Long Hindu time

One of the longest measurements of time appears in ancient Hindu scriptures: the mahā-kalpa, equal to 311.04 trillion years.

Brahma, by which long Hindu time is measured
Probably Nurpur, Punjab Hills, Northern India, Public domain, via Wikimedia Commons

Astronomical measurement and calculation have given us a pretty good idea of the age of the universe: approximately 13.7 billion years. That sounds like a lot, and it is a lot, but it’s tiny compared to the measures of time in Hindu cosmology.

Brahma (pictured above) is one of the three supreme divinities in many branches of Hinduism. Brahma is the creator, Vishnu is the preserver, and Shiva is the destroyer of the world. Through their efforts, the universe is made and unmade and made again in a perpetual cycle. And some Hindu texts put a deadline on that cycle of creation and destruction. A very long deadline.
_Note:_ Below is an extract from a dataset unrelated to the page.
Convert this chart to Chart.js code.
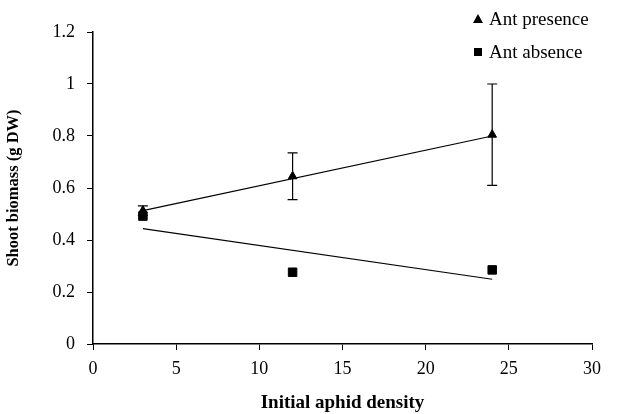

To understand the scale here, we’re going to begin with the small cycles and work our way up. The Yuga Cycle represents the four ages of humanity. It begins with a golden age, the Satya Yuga, where truth and goodness reign supreme, disease is unknown, and all is well. After 1,728,000 years of this utopia, the world slips into the Treta Yuga. The world loses one quarter of its virtue and the sins of civilisation begin to rise… but it only lasts three quarters of the time (1,296,000 years). The Dvapara Yuga comes next. Now the world is half virtue and half sin, and it’s half the length of the golden age (864,000 years). Finally, we get to the Kali Yuga. It’s the worst, and it’s the shortest, and that’s the age we’re in now. Our current Kali Yuga began 5,122 years ago. But don’t worry, it’s scheduled to end in only another 426,878 years.

So, a full Yuga Cycle lasts 4,320,000 years, and they repeat over and over. But that’s just part of a larger cycle: the manvantara. Every seventy-one Yuga Cycles there’s an apocalyptic event (a Noachian flood). A new progenitor of humankind emerges, the Manu who guides humanity through the world’s destruction. We’re about halfway through our current manvantara. The whole thing lasts 306,720,000 years.

Manu and the flood
Unknown, Public domain, via Wikimedia Commons

Next cycle! Fourteen manvantaras, with a watery gap of 1,728,000 years between each of them, together make a kalpa. The kalpa lasts 4.32 billion years, and is followed by a pralaya of equal length. Together they represent another circle of global (or universal) creation and destruction. And this is where we finally get to Brahma, the creator god. One kalpa represents one day for Brahma. One pralaya represents one night for Brahma.

You can probably guess where this is going. Thirty days and nights of Brahma equal a Brahma month, 259.2 billion years. Twelve months make a Brahma year, 3.11 trillion years. And Brahma’s full lifespan – the mahā-kalpa – is a hundred years for him, 311.04 trillion years for us.

According to Hindu accounts, Brahma is currently middle-aged. But when he finally ceases to exist another Brahma will emerge. The cycle of a human life, death, and rebirth is reflected and reflects greater and longer circles of creation and destruction – of civilisations, of epochs, of the world, and of the divine.